The Real Purity of Pure Science
I grew up reading heroic stories about progress in science, the absolute superiority of the scientific method, the evil of superstition, and other one-dimensional optimistic views.
Almost half a century later, I have a much more nuanced view of progress, method, and ways of looking at the world. What has been presented as the scientific method, at any given time, has been a simplified snapshot of an intrinsically much more opportunistic enterprise. As such, much damage has been done by suggesting that others areas, from social science and economy to politics, should adopt such a simple and always outdated picture.
The strength of science is not at all its currently accepted method. The strength is the fact that scientists allow the method to change.
The way the method changes is the exact same way through which progress is made by applying the method in doing everyday research. Change of method takes place slowly and carefully, through long and detailed peer discussions, and may be almost imperceptible in any given field during the lifetime of a scientist. The scientific method is like spacetime in general relativity: it provides the stage for matter to play, but the play of matter in turn affects the stage.
The real basis for the success of science is its unique combination of progressive and conservative elements. A scientist gets brownie points for crazy new ideas, as long as they are really interesting and stimulating, and also for being extremely conservative in criticizing any and all new ideas, as long as the criticism can be shown to be valid. What is interesting in new ideas and what is valid in criticism thereof is determined solely by peer review, by the collective opinions of the body of living scientists, not by falling back on some kind of fixed notion of a method.
My optimism is that other areas of human activities can learn from science to combine conservative and progressive approaches, taming the usual black-white duality in a collaborative dance of opposites.
Pure science has been held up as a beacon of hope, as a way to allow scientists to pursue their own intuitions, and thus to find totally new solutions to old problems. This is seen in contrast to applied science, where short-term goals do not allow sufficient room for finding really new approaches. Indeed, the irony here is that the best applications of sciences are ultimately based on pure, rather than applied research.
The moral of the story has been to say that long-term research should not focus on goals, but rather it should let the scientific method follow its own course. Purified from goals, the scientific method is held up as the beacon to follow. But I think this story is still misleading. The greatest breakthroughs have come from a doubly pure science, purified from goals and methods alike. In small and large ways, each major breakthrough was exactly a breakthrough because it literally broke the rules, the rules of the scientific method as it had been understood so far. The most spectacular example has been quantum mechanics, which changed dramatically even the notion of experimental verification.

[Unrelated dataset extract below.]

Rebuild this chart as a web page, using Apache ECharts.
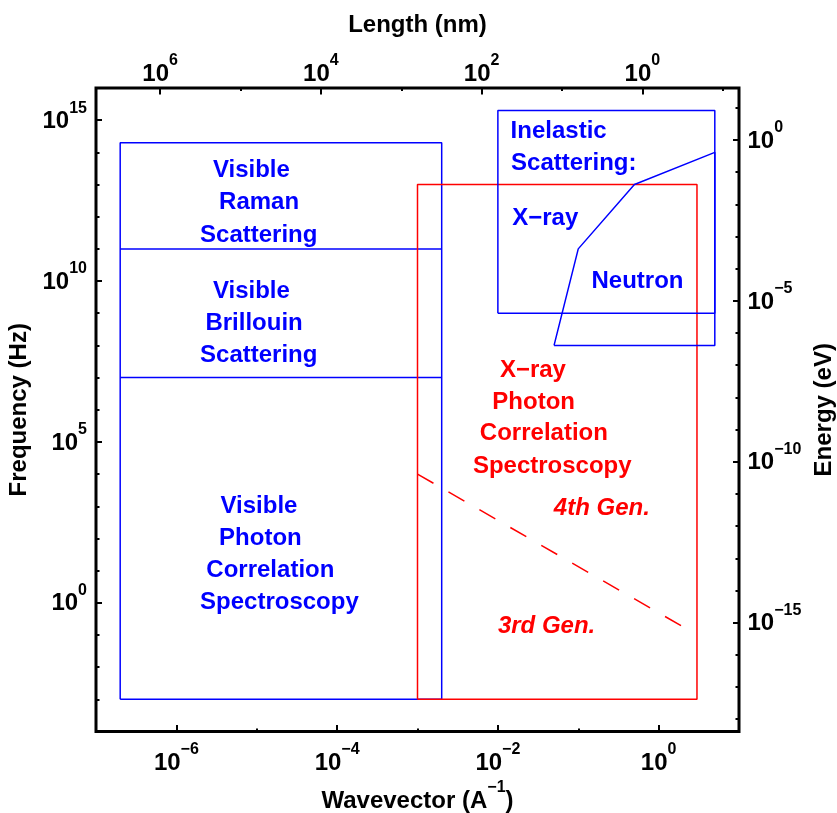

I am optimistic that all areas of human activities can be inspired by the example of science, which has continued to thrive for more than four centuries, without relying on goals, and without even relying on methods. The key ingredients are hyper-critical but non-dogmatic conservatism, combined with wildly unconventional but well-motivated progressiveness. Insofar as there is any meta-method, it is to allow those ingredients to be played off against each other in the enactments of scientific controversies, until consensus is reached.